START

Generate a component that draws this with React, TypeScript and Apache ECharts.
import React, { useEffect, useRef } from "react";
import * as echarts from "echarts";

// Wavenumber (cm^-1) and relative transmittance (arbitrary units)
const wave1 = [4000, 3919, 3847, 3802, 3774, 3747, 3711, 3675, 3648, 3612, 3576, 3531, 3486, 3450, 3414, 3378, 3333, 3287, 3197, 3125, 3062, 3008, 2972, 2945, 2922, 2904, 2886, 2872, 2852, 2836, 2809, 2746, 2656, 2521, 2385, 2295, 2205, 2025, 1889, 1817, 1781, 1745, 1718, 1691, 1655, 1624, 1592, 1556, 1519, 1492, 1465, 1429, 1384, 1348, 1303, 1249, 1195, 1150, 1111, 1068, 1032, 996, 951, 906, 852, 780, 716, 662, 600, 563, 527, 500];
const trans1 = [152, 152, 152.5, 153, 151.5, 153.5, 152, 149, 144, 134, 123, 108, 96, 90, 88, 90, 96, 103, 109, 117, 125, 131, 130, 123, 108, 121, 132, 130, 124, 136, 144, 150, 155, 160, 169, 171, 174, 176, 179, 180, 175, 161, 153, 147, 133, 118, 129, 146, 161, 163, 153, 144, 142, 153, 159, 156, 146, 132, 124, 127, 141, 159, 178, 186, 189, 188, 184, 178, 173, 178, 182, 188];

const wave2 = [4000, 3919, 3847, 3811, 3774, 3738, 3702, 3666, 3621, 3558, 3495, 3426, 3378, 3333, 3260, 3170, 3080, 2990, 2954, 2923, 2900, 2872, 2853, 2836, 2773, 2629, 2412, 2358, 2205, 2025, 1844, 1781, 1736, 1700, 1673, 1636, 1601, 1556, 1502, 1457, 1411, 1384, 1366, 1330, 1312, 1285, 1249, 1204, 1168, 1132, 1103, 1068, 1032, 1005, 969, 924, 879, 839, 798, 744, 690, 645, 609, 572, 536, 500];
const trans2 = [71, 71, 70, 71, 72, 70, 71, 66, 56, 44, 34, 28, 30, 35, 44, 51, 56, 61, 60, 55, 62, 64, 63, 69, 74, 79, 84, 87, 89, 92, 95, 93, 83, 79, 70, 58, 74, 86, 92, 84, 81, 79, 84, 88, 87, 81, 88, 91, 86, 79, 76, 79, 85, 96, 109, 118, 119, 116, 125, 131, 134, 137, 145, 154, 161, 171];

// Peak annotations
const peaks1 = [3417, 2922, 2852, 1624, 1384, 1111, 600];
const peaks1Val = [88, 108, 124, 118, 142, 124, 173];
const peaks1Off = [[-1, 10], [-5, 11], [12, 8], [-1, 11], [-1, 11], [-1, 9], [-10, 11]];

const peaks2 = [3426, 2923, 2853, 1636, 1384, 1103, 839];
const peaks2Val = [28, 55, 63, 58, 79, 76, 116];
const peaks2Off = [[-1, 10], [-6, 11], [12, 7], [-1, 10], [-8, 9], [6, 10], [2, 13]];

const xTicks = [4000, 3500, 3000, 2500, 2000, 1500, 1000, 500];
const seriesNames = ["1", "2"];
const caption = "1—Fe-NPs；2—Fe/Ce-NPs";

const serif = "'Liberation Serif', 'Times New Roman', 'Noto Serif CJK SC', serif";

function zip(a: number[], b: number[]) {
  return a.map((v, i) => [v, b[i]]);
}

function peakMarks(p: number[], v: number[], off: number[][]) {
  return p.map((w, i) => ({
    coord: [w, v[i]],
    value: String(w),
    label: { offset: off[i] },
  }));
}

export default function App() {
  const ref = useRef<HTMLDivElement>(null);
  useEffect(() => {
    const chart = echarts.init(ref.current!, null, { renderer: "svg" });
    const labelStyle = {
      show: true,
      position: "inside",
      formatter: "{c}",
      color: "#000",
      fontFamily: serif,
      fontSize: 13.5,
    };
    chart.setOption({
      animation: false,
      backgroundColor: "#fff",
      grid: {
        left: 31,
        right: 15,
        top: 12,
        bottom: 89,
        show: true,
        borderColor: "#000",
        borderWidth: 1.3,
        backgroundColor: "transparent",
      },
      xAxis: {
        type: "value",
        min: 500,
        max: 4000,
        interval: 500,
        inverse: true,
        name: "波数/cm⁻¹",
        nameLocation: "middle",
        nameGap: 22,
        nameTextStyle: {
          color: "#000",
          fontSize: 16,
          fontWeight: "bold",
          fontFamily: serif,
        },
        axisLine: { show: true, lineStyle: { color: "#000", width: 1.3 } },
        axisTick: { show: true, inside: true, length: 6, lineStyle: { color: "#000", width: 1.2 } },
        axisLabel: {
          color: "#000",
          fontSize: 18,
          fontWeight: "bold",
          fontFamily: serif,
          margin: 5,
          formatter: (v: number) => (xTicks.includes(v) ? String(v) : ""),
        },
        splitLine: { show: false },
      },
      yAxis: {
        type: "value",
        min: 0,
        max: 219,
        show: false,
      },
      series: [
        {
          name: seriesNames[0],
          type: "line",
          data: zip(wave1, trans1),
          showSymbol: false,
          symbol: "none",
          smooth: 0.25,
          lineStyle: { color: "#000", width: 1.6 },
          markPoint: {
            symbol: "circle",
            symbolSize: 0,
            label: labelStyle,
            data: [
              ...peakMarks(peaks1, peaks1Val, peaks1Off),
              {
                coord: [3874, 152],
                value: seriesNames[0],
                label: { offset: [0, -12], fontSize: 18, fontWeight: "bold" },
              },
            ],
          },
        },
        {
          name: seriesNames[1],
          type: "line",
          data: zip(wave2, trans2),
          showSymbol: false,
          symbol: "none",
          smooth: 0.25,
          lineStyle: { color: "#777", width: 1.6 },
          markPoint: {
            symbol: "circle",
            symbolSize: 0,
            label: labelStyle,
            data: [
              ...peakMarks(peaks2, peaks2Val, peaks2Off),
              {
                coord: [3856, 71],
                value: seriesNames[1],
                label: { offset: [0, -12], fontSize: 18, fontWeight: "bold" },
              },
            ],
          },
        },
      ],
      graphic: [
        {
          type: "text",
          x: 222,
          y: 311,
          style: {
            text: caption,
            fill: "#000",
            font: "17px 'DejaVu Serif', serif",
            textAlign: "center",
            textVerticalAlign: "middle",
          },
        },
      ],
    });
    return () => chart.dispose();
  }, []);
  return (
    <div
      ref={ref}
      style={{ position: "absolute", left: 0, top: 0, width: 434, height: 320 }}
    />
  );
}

END
START

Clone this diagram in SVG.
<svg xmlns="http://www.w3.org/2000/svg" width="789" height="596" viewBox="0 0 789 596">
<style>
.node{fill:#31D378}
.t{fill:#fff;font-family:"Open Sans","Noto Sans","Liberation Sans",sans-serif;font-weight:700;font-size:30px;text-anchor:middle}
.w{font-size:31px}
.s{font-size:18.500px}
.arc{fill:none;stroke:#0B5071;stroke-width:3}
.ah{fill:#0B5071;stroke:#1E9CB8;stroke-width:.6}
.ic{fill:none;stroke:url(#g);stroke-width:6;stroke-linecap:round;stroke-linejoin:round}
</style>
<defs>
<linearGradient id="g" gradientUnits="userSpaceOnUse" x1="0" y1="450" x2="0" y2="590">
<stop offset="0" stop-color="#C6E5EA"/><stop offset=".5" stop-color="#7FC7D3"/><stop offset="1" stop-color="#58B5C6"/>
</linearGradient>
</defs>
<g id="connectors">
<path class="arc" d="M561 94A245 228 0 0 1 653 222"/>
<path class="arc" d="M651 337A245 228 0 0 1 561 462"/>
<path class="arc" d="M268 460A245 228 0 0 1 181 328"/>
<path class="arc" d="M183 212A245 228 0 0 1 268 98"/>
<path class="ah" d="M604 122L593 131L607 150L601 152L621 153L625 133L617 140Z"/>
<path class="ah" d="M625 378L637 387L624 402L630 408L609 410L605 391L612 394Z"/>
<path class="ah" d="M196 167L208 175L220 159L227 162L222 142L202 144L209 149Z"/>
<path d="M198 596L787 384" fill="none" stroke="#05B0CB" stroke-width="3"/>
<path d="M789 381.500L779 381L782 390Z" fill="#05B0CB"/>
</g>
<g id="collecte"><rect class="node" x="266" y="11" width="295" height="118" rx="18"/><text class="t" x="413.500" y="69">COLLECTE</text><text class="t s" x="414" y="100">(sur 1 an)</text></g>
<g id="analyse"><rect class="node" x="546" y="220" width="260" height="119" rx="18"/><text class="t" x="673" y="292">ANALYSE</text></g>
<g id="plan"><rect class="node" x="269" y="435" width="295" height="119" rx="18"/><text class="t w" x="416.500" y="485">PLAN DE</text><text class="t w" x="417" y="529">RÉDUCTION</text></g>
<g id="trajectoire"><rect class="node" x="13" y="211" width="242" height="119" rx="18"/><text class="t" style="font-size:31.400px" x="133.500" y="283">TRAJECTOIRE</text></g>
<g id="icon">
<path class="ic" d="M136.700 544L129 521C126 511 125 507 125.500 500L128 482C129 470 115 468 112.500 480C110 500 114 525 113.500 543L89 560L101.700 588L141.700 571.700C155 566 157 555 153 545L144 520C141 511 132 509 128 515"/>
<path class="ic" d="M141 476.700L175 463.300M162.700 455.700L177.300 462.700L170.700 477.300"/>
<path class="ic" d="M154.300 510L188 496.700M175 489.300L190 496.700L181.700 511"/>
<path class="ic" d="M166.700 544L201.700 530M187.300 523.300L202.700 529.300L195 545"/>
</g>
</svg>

END
START

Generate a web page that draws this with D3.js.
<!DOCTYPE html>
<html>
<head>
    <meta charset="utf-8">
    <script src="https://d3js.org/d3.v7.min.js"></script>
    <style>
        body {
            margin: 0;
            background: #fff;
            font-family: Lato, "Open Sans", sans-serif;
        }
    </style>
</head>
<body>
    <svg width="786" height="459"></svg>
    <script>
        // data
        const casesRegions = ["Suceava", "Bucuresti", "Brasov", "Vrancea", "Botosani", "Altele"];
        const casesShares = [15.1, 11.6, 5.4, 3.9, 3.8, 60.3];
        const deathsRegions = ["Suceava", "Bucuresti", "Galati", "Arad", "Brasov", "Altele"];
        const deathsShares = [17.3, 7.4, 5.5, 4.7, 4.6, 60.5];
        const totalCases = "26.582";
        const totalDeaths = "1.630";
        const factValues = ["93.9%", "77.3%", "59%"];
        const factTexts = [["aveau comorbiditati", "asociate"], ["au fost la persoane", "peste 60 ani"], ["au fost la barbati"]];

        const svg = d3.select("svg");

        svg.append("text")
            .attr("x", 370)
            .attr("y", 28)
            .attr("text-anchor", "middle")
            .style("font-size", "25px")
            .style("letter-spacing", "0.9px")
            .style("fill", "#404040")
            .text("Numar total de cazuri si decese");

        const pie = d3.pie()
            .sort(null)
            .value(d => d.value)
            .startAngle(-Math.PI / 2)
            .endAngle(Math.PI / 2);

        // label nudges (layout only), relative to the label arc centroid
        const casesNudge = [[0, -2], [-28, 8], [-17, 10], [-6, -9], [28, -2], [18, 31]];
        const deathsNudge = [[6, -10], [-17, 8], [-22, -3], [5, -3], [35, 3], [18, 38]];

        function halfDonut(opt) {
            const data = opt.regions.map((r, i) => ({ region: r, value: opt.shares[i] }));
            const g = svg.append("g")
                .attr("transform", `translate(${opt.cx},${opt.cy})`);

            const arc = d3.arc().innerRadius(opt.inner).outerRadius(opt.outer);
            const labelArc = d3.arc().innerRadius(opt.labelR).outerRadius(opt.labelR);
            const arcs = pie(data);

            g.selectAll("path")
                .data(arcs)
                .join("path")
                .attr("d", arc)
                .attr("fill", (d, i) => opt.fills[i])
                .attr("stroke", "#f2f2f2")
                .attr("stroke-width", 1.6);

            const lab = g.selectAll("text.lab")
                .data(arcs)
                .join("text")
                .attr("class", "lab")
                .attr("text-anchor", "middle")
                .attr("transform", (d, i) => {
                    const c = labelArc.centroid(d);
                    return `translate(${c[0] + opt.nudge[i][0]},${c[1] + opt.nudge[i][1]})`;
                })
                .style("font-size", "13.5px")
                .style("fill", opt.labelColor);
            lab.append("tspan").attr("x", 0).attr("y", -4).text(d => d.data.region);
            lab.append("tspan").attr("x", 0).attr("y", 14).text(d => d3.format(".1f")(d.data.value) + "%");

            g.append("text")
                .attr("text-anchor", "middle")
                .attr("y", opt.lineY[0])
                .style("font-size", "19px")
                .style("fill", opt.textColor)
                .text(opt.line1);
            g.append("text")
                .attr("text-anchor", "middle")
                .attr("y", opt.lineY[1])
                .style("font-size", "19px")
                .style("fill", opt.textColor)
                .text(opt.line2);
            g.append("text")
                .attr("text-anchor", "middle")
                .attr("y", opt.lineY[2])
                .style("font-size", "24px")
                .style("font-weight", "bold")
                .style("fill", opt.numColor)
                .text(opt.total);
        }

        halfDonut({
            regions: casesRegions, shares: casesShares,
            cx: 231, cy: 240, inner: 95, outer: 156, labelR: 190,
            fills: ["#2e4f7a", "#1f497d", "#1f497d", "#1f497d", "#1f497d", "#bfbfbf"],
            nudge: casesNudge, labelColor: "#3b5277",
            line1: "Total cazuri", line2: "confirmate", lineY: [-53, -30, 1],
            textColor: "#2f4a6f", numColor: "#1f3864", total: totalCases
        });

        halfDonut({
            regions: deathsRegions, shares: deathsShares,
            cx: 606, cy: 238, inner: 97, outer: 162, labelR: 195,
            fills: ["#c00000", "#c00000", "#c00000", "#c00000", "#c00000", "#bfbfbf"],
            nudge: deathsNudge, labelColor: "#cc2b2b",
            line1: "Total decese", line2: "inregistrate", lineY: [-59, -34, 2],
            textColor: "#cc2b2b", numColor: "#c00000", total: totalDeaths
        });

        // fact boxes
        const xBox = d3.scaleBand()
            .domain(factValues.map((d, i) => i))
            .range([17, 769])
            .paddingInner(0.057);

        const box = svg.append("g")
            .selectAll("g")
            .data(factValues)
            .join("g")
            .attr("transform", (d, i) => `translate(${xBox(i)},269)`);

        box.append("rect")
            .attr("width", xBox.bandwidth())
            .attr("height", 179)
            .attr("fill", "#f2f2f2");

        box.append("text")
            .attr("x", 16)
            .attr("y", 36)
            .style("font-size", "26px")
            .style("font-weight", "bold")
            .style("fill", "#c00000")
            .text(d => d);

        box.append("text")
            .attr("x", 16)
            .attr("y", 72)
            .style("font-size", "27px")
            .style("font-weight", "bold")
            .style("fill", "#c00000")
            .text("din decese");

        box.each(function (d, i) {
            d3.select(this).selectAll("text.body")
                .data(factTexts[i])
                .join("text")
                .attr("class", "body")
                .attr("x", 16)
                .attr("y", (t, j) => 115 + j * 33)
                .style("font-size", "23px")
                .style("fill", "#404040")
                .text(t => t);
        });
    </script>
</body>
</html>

END

Say the number of lines in the records above that include the string "React", and no more.

2